We drove over to the Adirondacks and parked at the SUNY Atmospheric Sciences Research Center to bag a couple of high peaks. I’ve only done two so far but I planned to double that today with Whiteface and Esther.
We started on the Old Marble Mountain Ski Area Approach and climbed straight up a rocky old lift line for about a mile. The high was to be 85 today and it was already hot and humid in the morning. We stopped many times to breathe and sweat.
We reached a lookout near the top of Marble Mountain for a quick break and then joined the Wilmington Trail to head towards Whiteface Mountain. The trail was steep for a while again but eventually leveled out some right before the turnoff for the unmaintained trail to Esther Mountain. We took a longer snack break there and enjoyed the fairly level path until the ski lift.

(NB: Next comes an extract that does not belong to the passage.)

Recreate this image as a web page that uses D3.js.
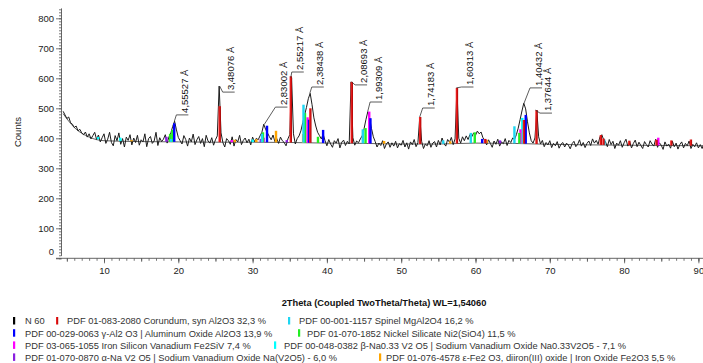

From there, it got steep again as we climbed up to the Whiteface Veterans’ Memorial Highway, built around 1930 and quite the structural feat. We briefly walked along the rock support wall before climbing to the top of it and then up some steep rocks next to the road to continue on trail to the summit.
The ridge walk was short but scenic. It was really neat to look back at the road winding down the mountain, and ahead to the castle on the summit. We popped onto the summit at 4085′ to find a ton of other people up there too. After all, you can drive up, and either walk the remaining distance up some rock stairs, or follow a long tunnel into the mountain before taking an elevator to the top. We found a clear rock and sat down for lunch.
After enjoying the views for quite a while, we walked around the castle to check it out. There’s a weather research station inside, as well as a visitor center at the bottom. I really wanted to check out the elevator and tunnel in the mountain but the line was too long at the top so we decided to walk down the stone stairs to the bottom and then take the elevator back up.
We checked out the visitor center at the bottom and then went into the tunnel. It was so nice and cool in there, but the line for the elevator was again too long, so we decided to walk the road back to the trail instead. Oh well.
We headed back the way we’d come and got a bonus view of Esther Mountain, where we were heading next. We turned off the Wilmington Trail onto the unmaintained trail to Esther, which really is almost as well maintained as regular Adirondack trails. Enough people hike out to all the high peaks and that it certainly wasn’t hard to follow, and the tread was pretty decent too. We went over Lookout Mountain at 4085′, down into a col, and then back up to the summit of Esther Mountain at 4240′. The whole trail was fairly gradual and easy compared to the rest of the day’s hike.
Esther was a 15-year-old girl who made the first recorded summit of the mountain back in the 1850s “for the sheer joy of climbing.” Go, Esther.
The way back out was uneventful, just back the way we’d come. The last steep, rocky mile was annoying, but we made it to the bottom right as the thunder and lightning and rain started.
Two more high peaks in a 10.5 mile hike!